Directive => Give all the lines below again, exactly, with no pictures.

Dataset extract =>
#####

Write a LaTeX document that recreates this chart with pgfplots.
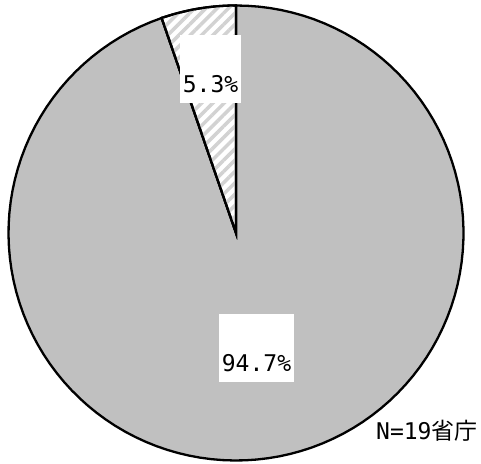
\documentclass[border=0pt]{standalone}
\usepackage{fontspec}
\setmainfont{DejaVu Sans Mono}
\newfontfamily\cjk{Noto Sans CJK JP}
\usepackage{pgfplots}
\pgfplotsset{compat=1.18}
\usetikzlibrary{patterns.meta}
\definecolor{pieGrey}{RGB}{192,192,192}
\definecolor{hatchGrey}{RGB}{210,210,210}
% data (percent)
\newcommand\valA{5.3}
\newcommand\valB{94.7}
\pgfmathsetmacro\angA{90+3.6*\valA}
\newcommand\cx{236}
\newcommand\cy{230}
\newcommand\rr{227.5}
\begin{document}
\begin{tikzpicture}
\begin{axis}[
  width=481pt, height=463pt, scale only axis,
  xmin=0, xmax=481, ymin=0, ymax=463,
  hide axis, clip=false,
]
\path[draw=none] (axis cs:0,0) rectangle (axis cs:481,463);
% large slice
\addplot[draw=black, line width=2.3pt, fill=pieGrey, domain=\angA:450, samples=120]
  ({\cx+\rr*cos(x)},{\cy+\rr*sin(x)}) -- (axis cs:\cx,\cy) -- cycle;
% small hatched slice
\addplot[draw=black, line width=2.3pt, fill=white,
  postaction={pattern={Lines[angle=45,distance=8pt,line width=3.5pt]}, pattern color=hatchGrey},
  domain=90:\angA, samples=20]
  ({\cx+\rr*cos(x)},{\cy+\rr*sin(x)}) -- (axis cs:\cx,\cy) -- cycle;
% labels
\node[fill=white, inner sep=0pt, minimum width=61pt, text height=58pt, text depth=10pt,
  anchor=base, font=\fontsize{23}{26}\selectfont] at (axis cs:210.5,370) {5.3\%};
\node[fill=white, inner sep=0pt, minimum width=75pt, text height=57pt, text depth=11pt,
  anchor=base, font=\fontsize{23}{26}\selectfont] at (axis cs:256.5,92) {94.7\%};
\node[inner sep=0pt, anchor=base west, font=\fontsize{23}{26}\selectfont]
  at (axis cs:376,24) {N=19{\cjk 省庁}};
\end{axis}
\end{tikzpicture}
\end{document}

#####

Output =>
Write a LaTeX document that recreates this chart with pgfplots.
\documentclass[border=0pt]{standalone}
\usepackage{fontspec}
\setmainfont{DejaVu Sans Mono}
\newfontfamily\cjk{Noto Sans CJK JP}
\usepackage{pgfplots}
\pgfplotsset{compat=1.18}
\usetikzlibrary{patterns.meta}
\definecolor{pieGrey}{RGB}{192,192,192}
\definecolor{hatchGrey}{RGB}{210,210,210}
% data (percent)
\newcommand\valA{5.3}
\newcommand\valB{94.7}
\pgfmathsetmacro\angA{90+3.6*\valA}
\newcommand\cx{236}
\newcommand\cy{230}
\newcommand\rr{227.5}
\begin{document}
\begin{tikzpicture}
\begin{axis}[
  width=481pt, height=463pt, scale only axis,
  xmin=0, xmax=481, ymin=0, ymax=463,
  hide axis, clip=false,
]
\path[draw=none] (axis cs:0,0) rectangle (axis cs:481,463);
% large slice
\addplot[draw=black, line width=2.3pt, fill=pieGrey, domain=\angA:450, samples=120]
  ({\cx+\rr*cos(x)},{\cy+\rr*sin(x)}) -- (axis cs:\cx,\cy) -- cycle;
% small hatched slice
\addplot[draw=black, line width=2.3pt, fill=white,
  postaction={pattern={Lines[angle=45,distance=8pt,line width=3.5pt]}, pattern color=hatchGrey},
  domain=90:\angA, samples=20]
  ({\cx+\rr*cos(x)},{\cy+\rr*sin(x)}) -- (axis cs:\cx,\cy) -- cycle;
% labels
\node[fill=white, inner sep=0pt, minimum width=61pt, text height=58pt, text depth=10pt,
  anchor=base, font=\fontsize{23}{26}\selectfont] at (axis cs:210.5,370) {5.3\%};
\node[fill=white, inner sep=0pt, minimum width=75pt, text height=57pt, text depth=11pt,
  anchor=base, font=\fontsize{23}{26}\selectfont] at (axis cs:256.5,92) {94.7\%};
\node[inner sep=0pt, anchor=base west, font=\fontsize{23}{26}\selectfont]
  at (axis cs:376,24) {N=19{\cjk 省庁}};
\end{axis}
\end{tikzpicture}
\end{document}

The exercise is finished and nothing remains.